A company can help if profits are high and reinvested, because Corporation Tax is 19% on profits up to GBP 50,000 versus higher personal rates. But you face double taxation on extraction, dividend tax of 10.75% to 39.35%, more admin and filing costs. Many small operators stay as sole traders for simplicity. Run both scenarios through a calculator and take professional advice before deciding.
What consents do I actually need before starting?
Three written consents at minimum. First, the head landlord must permit sub-letting in your lease or management agreement. Second, the landlord's mortgage lender must allow it, as standard buy-to-let mortgages often forbid sub-letting. Third, the buildings and contents insurer must know it is sub-let, or cover can be void. You may also need an HMO licence from the local council depending on the number of unrelated occupants.
What is the difference between a guaranteed rent scheme and rent-to-rent?
They overlap. A guaranteed rent scheme is marketed to landlords as a hands-off arrangement where a company pays a fixed rent and manages everything. Rent-to-rent is the operator's side of the same deal, profiting from the spread between the guaranteed rent paid and the higher sub-let income collected. The label does not change the legal and tax position: you still need consents, licences and to declare the profit.
Can I claim expenses against rent-to-rent income?
Yes. Allowable costs typically include the rent you pay the head landlord, utilities you cover, council tax, cleaning, repairs, letting and management fees, insurance and accountancy. Capital items may be handled differently. You cannot claim costs that are not wholly and exclusively for the business. There is a GBP 1,000 trading allowance and a separate GBP 1,000 property allowance, but you generally cannot use both against the same income, so check which applies.
Is rent-to-rent property income or trading income for tax?
It depends on how the arrangement is structured and the level of services provided. Passive sub-letting can look like property income, while active management with services often looks like a trade. The distinction affects which allowances and National Insurance rules apply. Because HMRC treats borderline cases on their facts, this is an area where you should get a written opinion from an accountant rather than guess.
What happens if a rent-to-rent deal goes wrong?

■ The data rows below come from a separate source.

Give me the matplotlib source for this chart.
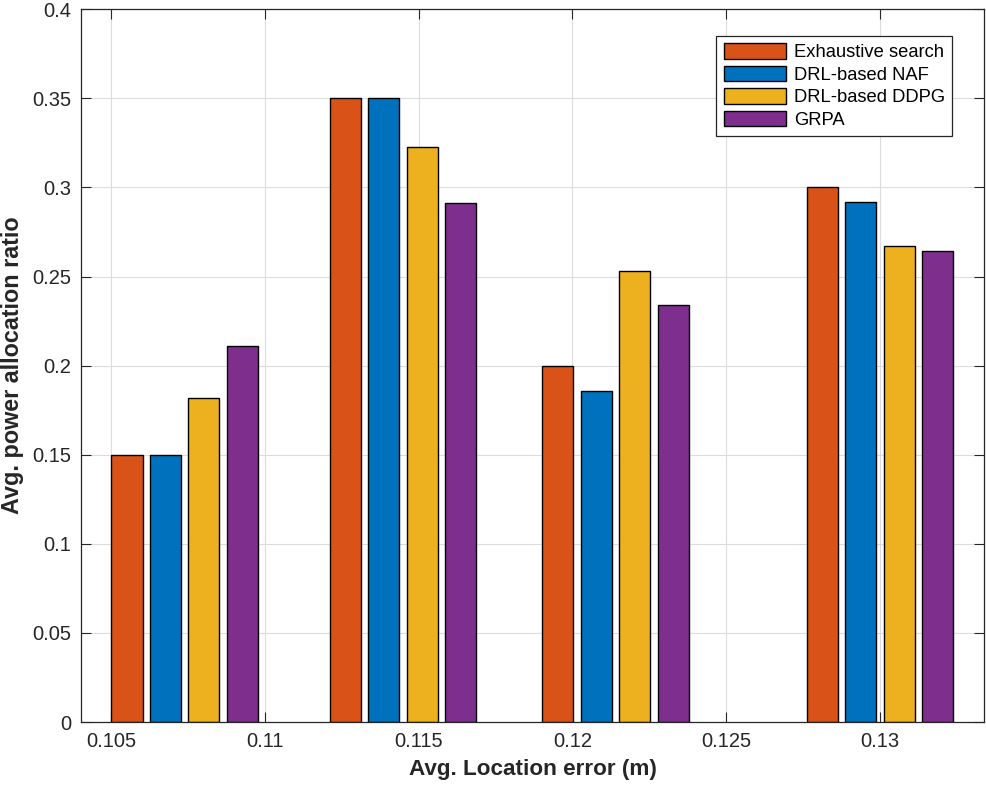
import matplotlib
matplotlib.use("Agg")
import matplotlib.pyplot as plt
import numpy as np

# Data
x_groups = [0.1074, 0.1145, 0.1214, 0.1300]
series_names = ["Exhaustive search", "DRL-based NAF", "DRL-based DDPG", "GRPA"]
exhaustive = [0.150, 0.350, 0.200, 0.300]
naf = [0.150, 0.350, 0.186, 0.292]
ddpg = [0.182, 0.3225, 0.2534, 0.2669]
grpa = [0.211, 0.2911, 0.2343, 0.2642]
x_ticks = [0.105, 0.11, 0.115, 0.12, 0.125, 0.13]
x_tick_labels = ["0.105", "0.11", "0.115", "0.12", "0.125", "0.13"]
y_ticks = [0, 0.05, 0.1, 0.15, 0.2, 0.25, 0.3, 0.35, 0.4]
y_tick_labels = ["0", "0.05", "0.1", "0.15", "0.2", "0.25", "0.3", "0.35", "0.4"]

colors = ["#D95319", "#0072BD", "#EDB120", "#7E2F8E"]
txt = "#262626"

plt.rcParams['font.family'] = ['Liberation Sans', 'DejaVu Sans']

fig = plt.figure(figsize=(9.87, 7.88), dpi=100)
ax = fig.add_axes([80.7/987, 66/788, (984.3-80.7)/987, (722-9.3)/788])

step = 0.00125
width = 0.00101
xg = np.array(x_groups)
for i, (vals, name) in enumerate(zip([exhaustive, naf, ddpg, grpa], series_names)):
    ax.bar(xg + (i - 1.5) * step, vals, width=width, color=colors[i],
           edgecolor="black", linewidth=1.0, label=name, zorder=3)

ax.set_xlim(0.10402, 0.13339)
ax.set_ylim(0, 0.4)
ax.set_xticks(x_ticks)
ax.set_xticklabels(x_tick_labels)
ax.set_yticks(y_ticks)
ax.set_yticklabels(y_tick_labels)

ax.grid(True, color="#dcdcdc", linewidth=0.8, zorder=0)
ax.set_axisbelow(True)
ax.tick_params(direction="in", length=7, width=0.8, top=True, right=True,
               labelsize=14.5, colors=txt)
ax.tick_params(axis="x", pad=7)
ax.tick_params(axis="y", pad=7)
for s in ax.spines.values():
    s.set_color(txt)
    s.set_linewidth(0.9)
    s.set_zorder(4)

ax.set_xlabel("Avg. Location error (m)", fontsize=16.2, fontweight="bold", color=txt, labelpad=6)
ax.set_ylabel("Avg. power allocation ratio", fontsize=16.8, fontweight="bold", color=txt, labelpad=6)

leg = ax.legend(loc="upper right", bbox_to_anchor=(952.3/987, 1 - 36/788),
                bbox_transform=fig.transFigure, borderaxespad=0,
                fontsize=13.2, fancybox=False, framealpha=1, edgecolor=txt,
                handlelength=3.4, handleheight=0.9, handletextpad=0.42,
                labelspacing=0.25, borderpad=0.4)
leg.get_frame().set_linewidth(0.9)
for t in leg.get_texts():
    t.set_color("black")

fig.savefig("out.png", dpi=100)
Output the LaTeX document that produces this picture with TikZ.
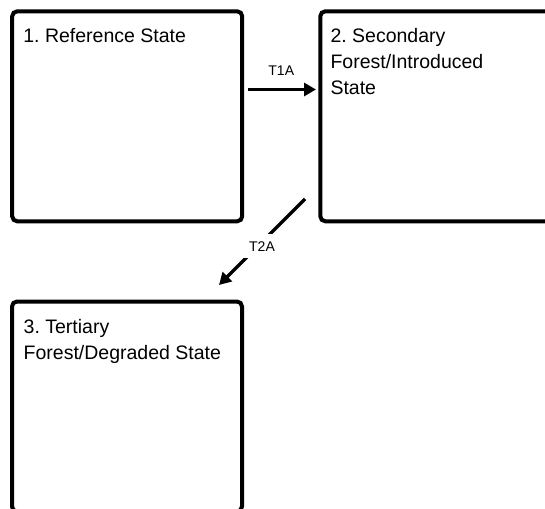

You remain liable to your sub-tenants under their tenancy agreements and to the head landlord under your head lease, even if the income dries up. If consents were missing you could face fines for unlicensed HMOs, void insurance, eviction by the lender, and deposit protection penalties. The operator sits in the middle and carries most of the operational risk, which is why the arrangement must be documented carefully from the start.